If you’re interested in some hot news, you may spend more time reading it in other newspapers to get more details. Time passes quickly, and you end a day without completing anything.
Is that worth your time?
The answer is an absolute NO!
More time to care and love
I’ve had more quality time after I quit the news.
I have more time to care about my loved ones. I’m not distracted when they talk to me. I give them my full attention and show up whenever they need me.
I get closer to the people I love, and we’re happier than ever.
I become a better person than I was before.
“You changed. You can’t just ignore these issues. It’s our civic duty to stay informed. You just care about yourself.”
Some people told me that.
They think I am naive and careless. But they don’t know I care much.
I couldn’t do anything to the world if I just read bad news and gossip about it with others.
So, I am happy if I don’t have them as friends in my life. No one can please everyone.
My positive thinking was built
I sleep better. I wake up with more energy.
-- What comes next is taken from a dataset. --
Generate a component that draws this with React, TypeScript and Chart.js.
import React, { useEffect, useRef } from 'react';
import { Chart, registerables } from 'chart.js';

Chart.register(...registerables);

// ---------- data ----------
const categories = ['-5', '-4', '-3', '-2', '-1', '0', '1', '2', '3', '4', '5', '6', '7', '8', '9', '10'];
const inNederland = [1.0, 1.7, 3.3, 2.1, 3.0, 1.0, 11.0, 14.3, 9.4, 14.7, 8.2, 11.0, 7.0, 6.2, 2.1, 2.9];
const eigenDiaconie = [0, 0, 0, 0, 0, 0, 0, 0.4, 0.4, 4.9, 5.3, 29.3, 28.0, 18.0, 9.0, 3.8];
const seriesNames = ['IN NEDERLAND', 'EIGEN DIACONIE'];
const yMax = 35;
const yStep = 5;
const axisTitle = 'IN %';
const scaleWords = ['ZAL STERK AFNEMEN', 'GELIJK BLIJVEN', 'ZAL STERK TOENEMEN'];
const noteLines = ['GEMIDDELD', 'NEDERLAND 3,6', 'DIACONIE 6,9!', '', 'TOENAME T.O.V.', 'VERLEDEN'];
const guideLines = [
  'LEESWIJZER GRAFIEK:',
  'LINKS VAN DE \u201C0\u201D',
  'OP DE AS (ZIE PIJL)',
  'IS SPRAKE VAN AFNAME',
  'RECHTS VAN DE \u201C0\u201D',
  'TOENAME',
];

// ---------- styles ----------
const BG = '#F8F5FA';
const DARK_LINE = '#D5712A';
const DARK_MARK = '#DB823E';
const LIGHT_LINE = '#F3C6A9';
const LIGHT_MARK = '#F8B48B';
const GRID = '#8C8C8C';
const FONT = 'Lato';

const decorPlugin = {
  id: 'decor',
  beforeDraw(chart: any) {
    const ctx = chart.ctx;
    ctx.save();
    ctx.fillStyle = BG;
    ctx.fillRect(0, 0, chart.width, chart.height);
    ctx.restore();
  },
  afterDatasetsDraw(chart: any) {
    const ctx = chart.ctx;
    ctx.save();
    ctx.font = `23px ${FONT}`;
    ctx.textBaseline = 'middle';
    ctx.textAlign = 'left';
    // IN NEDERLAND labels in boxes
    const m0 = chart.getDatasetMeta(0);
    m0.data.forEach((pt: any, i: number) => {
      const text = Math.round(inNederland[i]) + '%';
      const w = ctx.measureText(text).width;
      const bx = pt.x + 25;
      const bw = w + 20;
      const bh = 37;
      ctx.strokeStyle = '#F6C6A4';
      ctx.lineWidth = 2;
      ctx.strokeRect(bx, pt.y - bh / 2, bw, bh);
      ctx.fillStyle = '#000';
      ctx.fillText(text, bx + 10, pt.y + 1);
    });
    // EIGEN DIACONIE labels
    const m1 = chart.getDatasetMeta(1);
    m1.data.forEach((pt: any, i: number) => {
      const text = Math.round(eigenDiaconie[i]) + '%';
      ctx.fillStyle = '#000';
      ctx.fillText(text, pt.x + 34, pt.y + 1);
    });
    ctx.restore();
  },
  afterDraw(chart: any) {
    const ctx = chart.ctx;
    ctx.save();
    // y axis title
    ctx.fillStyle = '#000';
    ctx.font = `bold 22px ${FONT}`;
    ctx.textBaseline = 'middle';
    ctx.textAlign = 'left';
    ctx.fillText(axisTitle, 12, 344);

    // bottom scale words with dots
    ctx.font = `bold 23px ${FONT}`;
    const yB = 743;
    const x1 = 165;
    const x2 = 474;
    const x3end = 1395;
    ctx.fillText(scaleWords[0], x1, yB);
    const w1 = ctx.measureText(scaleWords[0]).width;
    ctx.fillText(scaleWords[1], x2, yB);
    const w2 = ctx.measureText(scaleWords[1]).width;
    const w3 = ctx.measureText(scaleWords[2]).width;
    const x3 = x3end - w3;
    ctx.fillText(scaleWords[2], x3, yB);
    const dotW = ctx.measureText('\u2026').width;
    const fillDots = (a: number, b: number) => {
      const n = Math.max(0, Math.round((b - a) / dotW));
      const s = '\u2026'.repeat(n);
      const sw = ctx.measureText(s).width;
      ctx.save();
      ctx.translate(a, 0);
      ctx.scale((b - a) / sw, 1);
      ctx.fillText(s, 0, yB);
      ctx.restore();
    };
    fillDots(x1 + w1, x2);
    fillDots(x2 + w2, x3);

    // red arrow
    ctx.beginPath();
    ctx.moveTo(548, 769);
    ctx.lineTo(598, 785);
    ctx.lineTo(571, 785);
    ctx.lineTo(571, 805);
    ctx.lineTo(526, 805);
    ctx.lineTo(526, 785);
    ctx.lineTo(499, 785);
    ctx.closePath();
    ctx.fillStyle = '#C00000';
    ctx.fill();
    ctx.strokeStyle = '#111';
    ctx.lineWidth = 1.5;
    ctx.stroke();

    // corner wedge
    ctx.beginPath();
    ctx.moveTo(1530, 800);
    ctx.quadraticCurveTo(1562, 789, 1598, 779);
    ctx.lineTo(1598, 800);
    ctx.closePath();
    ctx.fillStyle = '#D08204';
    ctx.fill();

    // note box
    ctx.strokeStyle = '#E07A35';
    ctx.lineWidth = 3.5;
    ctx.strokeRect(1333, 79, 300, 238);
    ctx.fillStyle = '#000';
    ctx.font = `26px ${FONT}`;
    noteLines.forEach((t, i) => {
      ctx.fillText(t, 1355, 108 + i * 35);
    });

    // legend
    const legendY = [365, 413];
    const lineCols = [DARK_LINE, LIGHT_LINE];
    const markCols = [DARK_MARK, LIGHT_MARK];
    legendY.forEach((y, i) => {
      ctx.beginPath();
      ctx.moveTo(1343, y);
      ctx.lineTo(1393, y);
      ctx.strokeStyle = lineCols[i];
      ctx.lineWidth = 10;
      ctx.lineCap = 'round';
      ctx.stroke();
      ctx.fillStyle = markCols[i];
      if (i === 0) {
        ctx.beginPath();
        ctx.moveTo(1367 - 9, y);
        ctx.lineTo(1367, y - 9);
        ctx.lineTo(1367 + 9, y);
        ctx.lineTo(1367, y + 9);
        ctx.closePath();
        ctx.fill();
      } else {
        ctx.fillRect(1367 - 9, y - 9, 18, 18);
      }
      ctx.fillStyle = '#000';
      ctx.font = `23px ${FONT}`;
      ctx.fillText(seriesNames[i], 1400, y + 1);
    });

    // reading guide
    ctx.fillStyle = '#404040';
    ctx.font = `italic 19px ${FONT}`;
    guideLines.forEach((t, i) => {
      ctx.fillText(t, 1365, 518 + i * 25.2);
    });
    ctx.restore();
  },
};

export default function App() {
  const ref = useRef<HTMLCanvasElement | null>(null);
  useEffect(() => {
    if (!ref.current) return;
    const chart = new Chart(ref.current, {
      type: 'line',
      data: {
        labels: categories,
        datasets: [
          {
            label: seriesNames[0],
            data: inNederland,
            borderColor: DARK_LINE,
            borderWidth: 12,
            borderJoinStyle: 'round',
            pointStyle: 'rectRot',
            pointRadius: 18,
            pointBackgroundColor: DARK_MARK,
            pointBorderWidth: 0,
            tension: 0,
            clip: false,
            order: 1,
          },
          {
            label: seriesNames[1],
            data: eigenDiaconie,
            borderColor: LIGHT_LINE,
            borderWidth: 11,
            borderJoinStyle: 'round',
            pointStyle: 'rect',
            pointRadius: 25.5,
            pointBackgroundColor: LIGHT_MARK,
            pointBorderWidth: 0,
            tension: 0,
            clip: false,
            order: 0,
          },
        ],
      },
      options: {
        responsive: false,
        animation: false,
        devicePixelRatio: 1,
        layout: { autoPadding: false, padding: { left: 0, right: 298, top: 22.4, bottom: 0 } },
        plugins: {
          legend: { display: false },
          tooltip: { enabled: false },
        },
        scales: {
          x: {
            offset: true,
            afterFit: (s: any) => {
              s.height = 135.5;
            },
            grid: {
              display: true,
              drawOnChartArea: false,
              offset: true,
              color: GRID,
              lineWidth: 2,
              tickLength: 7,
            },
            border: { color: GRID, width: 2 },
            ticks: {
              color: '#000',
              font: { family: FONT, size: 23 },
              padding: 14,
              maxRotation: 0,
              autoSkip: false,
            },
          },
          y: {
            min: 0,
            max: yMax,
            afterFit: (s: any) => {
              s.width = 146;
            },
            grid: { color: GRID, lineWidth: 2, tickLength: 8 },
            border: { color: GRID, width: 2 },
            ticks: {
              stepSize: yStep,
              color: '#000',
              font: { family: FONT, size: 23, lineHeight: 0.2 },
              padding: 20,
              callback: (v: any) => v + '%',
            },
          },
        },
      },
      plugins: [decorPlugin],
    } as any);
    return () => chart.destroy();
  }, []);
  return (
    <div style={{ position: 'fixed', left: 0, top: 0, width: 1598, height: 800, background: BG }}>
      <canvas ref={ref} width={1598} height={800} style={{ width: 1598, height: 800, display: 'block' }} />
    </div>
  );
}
I feel excited to go out and work every day. I see the joy and happiness in the eyes of people. I see hope. I live in the present.
I’m more positive than ever. No news is good news.
One reason that cats are happier than people is that they have no newspapers. Gwendolyn Brooks
Perhaps, I just want to become a cat.
Before someone asks
I still read the news, but not bad news, hot news, or breaking news.
The news I still read is all about marketing, technology, and education — things that are related to my interests and help my career.
Quitting the news doesn’t mean my life is perfect, or I view the world through rose-colored glasses.
The world out there is like chaos, I know. But I choose to surround myself with good, positive things. And I don’t want to sacrifice my attention.
I don’t feel guilty because now I have more time to do things that I know they’re good for a lot of people.
I’m satisfied with my decision, but I’m not telling you to do the same. If you can control what reading news affects your life, don’t change anything.
I changed my habit out of curiosity, and I like how it turned out.